O ser humano, embora tenha avançado enormemente no campo da prevenção e monitoramento dos incêndios florestais, ainda não conseguiu desenvolver uma tecnologia que combata o fogo com a devida eficácia. Isso pode ser sentido nos incêndios de grandes proporções que afetaram os Estados Unidos e a Europa, há poucos anos, onde a melhor tecnologia disponível foi utilizada sem que se evitasse a perda de vidas humanas e danos a propriedades, à fauna e à flora.
Na região amazônica a geomorfologia, as grandes extensões desabitadas, a somatória de culturas de usos irregulares do solo, a mata fechada e a chamada propagação de turfa (os focos se propagam também por baixo do solo), dificultam sobremaneira o combate aos focos de incêndio que costumam suceder de maneira infinita por grandes extensões levando equipes inteiras de brigadistas ao cansaço.
Um hábito cultural
A queimada, por outro lado, como prática da agricultura – para limpeza de pasto ou para a prática do pousio, por ex., está profundamente inserida na cultura sul americana. do índio ao fazendeiro. Muitas ocorrem de forma controlada e são autorizadas pelos órgãos ambientais, pois na região o desmate mecânico, a limpeza de uma clareira ou pasto com máquinas, pode gerar custos impagáveis.
Essas queimadas autorizadas não podem ser confundidas de forma alguma com o fenômeno criminoso. Dizem respeito principalmente aos pequenos agricultores – que são responsáveis por alimentar a população do bioma – afinal, a agricultura familiar responde pelo alimento fornecido às cidades e vilas na região. A prática, nesse caso, decorre da atividade cíclica de uso da terra: limpeza, queimada e reuso.
Mas sem dúvida, os focos criminosos são os maiores responsáveis pelos incêndios de grandes proporções – pois não decorrem de um acidente no manejo do fogo e, sim, do descontrole territorial que permitiu que a atividade clandestina gerasse a tragédia ambiental.
Assim, nos períodos de seca – em cada hemisfério, o continente americano arde no norte, no centro e no sul… e não é de hoje.
Não por outro motivo, o extremo sul do continente possui o nome de “Terra do Fogo”. Fernão de Magalhães, o grande navegador, ao passar pela região, no Canal de Beagle, no século 16, relatou grandes incêndios florestais causados pelos nativos, isso quinhentos anos antes de Jair Bolsonaro nascer para questionar se foram ONGs ou agricultores os responsáveis pelos eventos…

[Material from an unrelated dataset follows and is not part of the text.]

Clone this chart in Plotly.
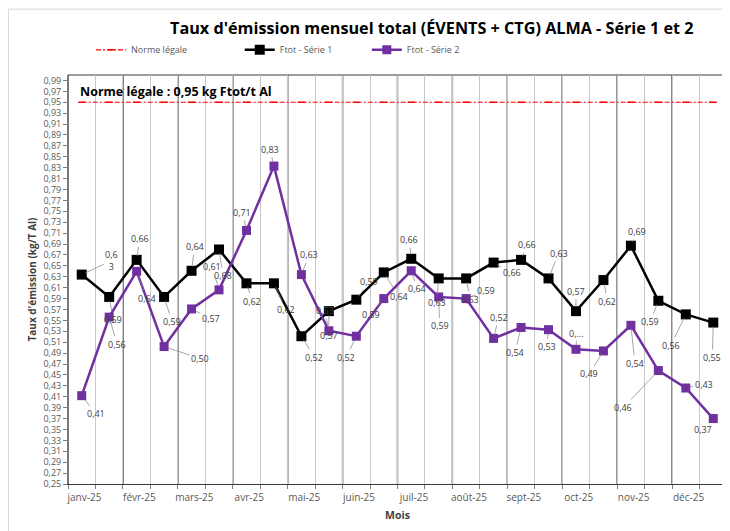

Na série histórica de incêndios florestais no Brasil, neste século, já tivemos períodos mais severos que o destes últimos anos – incluso deste governo. Condições climáticas de toda forma indicam que o volume de ocorrências quase duplicou de um ano para outro. Isso significa que o ano de 2018 foi excepcional, e o ano de 2019 seguiu a tendência, que deve ocorrer também em 2020.
Uma questão política
Mas o clima é de guerra híbrida. Luta renhida e sem quartel entre governo e establishment destronado. Interesses nacionais em conflito com interesses internacionais e da concorrência estrangeira às commodities brasileiras, militâncias em chamas, de todas as colorações, incendiando o cenário político nacional. Assim, há batalhas assimétricas em várias frentes – enfrentadas pelo governo Bolsonaro. Isso fez com que os incêndios florestais incendiassem a mídia, as relações exteriores, o agronegócio, o sistema de controle ambiental brasileiro e acendesse a chama do intervencionismo internacional.

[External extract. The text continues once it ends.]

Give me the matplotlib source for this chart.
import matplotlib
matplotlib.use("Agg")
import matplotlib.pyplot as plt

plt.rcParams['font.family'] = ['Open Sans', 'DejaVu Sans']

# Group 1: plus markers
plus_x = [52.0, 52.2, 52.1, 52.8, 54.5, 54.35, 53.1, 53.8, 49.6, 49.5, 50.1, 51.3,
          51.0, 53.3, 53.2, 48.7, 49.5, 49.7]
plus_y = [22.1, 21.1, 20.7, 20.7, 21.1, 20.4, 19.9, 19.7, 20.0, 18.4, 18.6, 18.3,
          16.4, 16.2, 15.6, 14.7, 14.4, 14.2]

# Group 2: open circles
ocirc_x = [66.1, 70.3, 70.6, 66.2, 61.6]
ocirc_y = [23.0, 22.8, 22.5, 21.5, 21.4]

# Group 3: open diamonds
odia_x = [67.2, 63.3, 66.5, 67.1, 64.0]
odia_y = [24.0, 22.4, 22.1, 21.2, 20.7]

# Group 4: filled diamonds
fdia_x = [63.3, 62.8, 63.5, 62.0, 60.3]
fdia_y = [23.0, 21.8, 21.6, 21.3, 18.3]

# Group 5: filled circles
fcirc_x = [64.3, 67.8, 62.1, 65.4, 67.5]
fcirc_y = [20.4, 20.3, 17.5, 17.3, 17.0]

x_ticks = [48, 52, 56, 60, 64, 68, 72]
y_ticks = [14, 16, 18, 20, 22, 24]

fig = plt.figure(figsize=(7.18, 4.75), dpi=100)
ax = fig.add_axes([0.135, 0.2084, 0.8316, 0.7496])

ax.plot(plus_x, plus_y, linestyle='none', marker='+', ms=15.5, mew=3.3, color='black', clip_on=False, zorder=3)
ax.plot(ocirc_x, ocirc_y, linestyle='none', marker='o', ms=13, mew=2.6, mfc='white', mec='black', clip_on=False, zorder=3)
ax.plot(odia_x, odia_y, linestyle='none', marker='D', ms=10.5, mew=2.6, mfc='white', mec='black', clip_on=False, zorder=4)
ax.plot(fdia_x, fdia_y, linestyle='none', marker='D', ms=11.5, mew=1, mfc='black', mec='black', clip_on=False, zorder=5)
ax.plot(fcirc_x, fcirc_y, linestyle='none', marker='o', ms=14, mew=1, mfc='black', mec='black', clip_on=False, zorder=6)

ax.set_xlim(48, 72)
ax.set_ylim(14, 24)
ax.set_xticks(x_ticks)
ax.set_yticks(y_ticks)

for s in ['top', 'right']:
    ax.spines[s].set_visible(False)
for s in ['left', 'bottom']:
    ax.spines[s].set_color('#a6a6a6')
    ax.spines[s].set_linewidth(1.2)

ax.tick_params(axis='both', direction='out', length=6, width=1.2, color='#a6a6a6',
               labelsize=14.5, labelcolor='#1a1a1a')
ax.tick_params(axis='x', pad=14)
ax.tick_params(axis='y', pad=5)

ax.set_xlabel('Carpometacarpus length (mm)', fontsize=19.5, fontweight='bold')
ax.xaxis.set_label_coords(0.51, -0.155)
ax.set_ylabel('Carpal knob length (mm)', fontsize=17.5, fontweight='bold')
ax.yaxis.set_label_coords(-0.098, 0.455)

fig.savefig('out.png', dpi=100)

A geopolítica, por sua vez, não perdoa “vacilos” na comunicação dos fatos e na gestão dos conflitos político ideológicos em um Estado Nacional – principalmente quando decorrentes de eventos ambientais que podem denotar descontrole territorial. Esse é justamente o nosso caso.
Mas o governo deveria ter se preparado para o conflito – pois não é de hoje e também não é Bolsonaro o único a ter enfrentado crises decorrentes do mesmo fenômeno. E o diagnóstico é o mesmo há anos: não há “descontrole territorial” e, sim, uma ausência de doutrina para lidar com o conflito ambiental – que agora toma características de crise internacional.

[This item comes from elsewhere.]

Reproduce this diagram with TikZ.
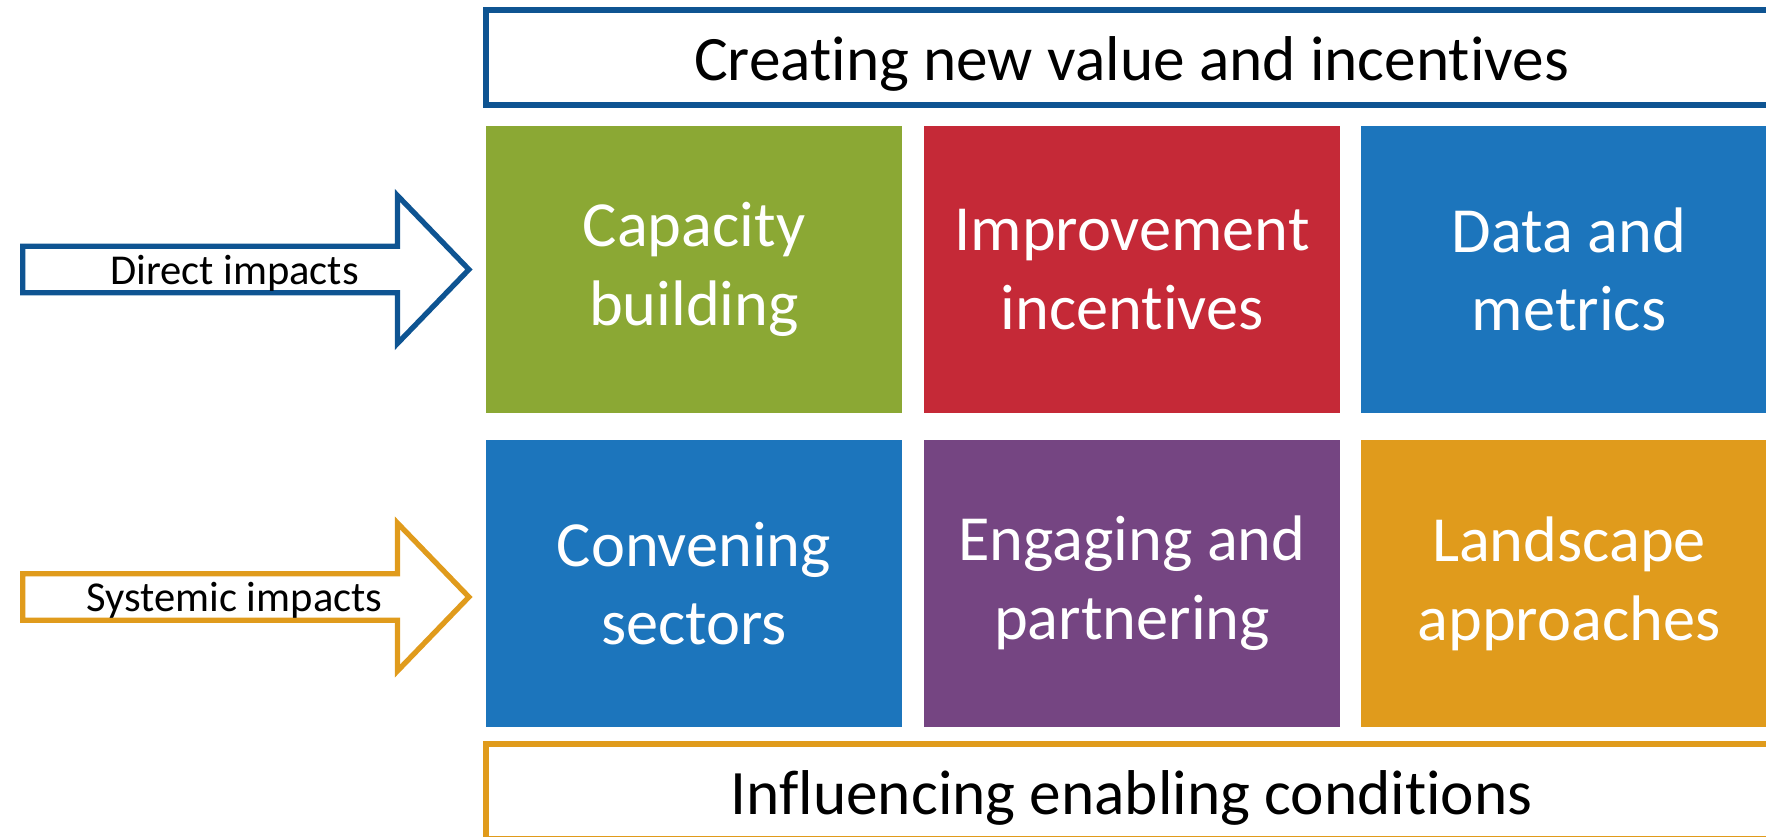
\documentclass[tikz,border=0pt]{standalone}
\usepackage{fontspec}
\setmainfont{Carlito}[Ligatures=NoCommon]
\usetikzlibrary{shapes.arrows}
\definecolor{levergreen}{RGB}{139, 168, 52}
\definecolor{leverred}{RGB}{197, 41, 55}
\definecolor{leverblue}{RGB}{28, 117, 188}
\definecolor{leverpurple}{RGB}{117, 69, 130}
\definecolor{leverorange}{RGB}{224, 155, 28}
\definecolor{banddarkblue}{RGB}{14, 84, 146}
\definecolor{textblack}{RGB}{0, 0, 0}

\begin{document}
\begin{tikzpicture}[
        x=0.01cm, y=-0.01cm,
        lever/.style={rectangle, minimum width=4.16cm, minimum height=2.87cm, inner sep=0pt, text=white, align=center, font=\fontsize{18.3}{22.4}\selectfont},
        band/.style={rectangle, line width=1.7pt, minimum width=12.91cm, minimum height=0.95cm, text height=0.55cm, text depth=0.1cm, fill=white, text=textblack, font=\fontsize{18}{20}\selectfont},
        impact/.style={single arrow, line width=1.5pt, fill=white, minimum height=4.46cm, minimum width=1.48cm, single arrow head extend=0.375cm, single arrow tip angle=92, inner sep=0pt, text depth=0pt, text=textblack, font=\fontsize{12.1}{13}\selectfont}
    ]
    \useasboundingbox (0, 0) rectangle (1766, 837);
    \clip (0, 0) rectangle (1766, 837);

    % Bands
    \node[band, draw=banddarkblue] (value) at (1131.5, 57.5) {Creating new value and incentives};
    \node[band, draw=leverorange] (enabling) at (1131.5, 791.5) {Influencing enabling conditions};

    % Levers
    \node[lever, fill=levergreen] (capacity) at (694, 269.5) {Capacity\\ building};
    \node[lever, fill=leverred] (improve) at (1132, 269.5) {Improvement\\ incentives};
    \node[lever, fill=leverblue] (data) at (1569, 269.5) {Data and\\ metrics};
    \node[lever, fill=leverblue] (convene) at (694, 583.5) {Convening\\ sectors};
    \node[lever, fill=leverpurple] (engage) at (1132, 583.5) {Engaging and\\ partnering};
    \node[lever, fill=leverorange] (landscape) at (1569, 583.5) {Landscape\\ approaches};

    % Impacts
    \node[impact, draw=banddarkblue, anchor=tail] (direct) at (20, 269.5) {Direct impacts};
    \node[impact, draw=leverorange, anchor=tail] (systemic) at (20, 597) {Systemic impacts};

    \end{tikzpicture}
\end{document}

A situação, de fato, é mesmo muito crítica. Não houve ainda uma resposta adequada do governo à campanha intervencionista internacional, que se articula sob o pretexto ambiental e isso porque simplesmente não há uma estratégia com conteúdo mais denso na área ambiental.
Falta governança
Falta doutrina – daí a oportunidade de implementar as doutrinas sugeridas na nossa apresentação recentemente efetuada na Secretaria de Assuntos Estratégicos da Presidência da República, e reduzida a termos em artigo já publicado*.
Uma boa resposta, de conteúdo, está na harmonização do discurso de afirmação de nossa soberania, pelo Presidente da República, com ações concertadas doutrinariamente pelos órgãos de governo encarregados de combater o fenômeno dos incêndios florestais e retomar o correto monitoramento da região amazônica – pivô da crise.
Há descompassos funcionais que precisam ser corrigidos.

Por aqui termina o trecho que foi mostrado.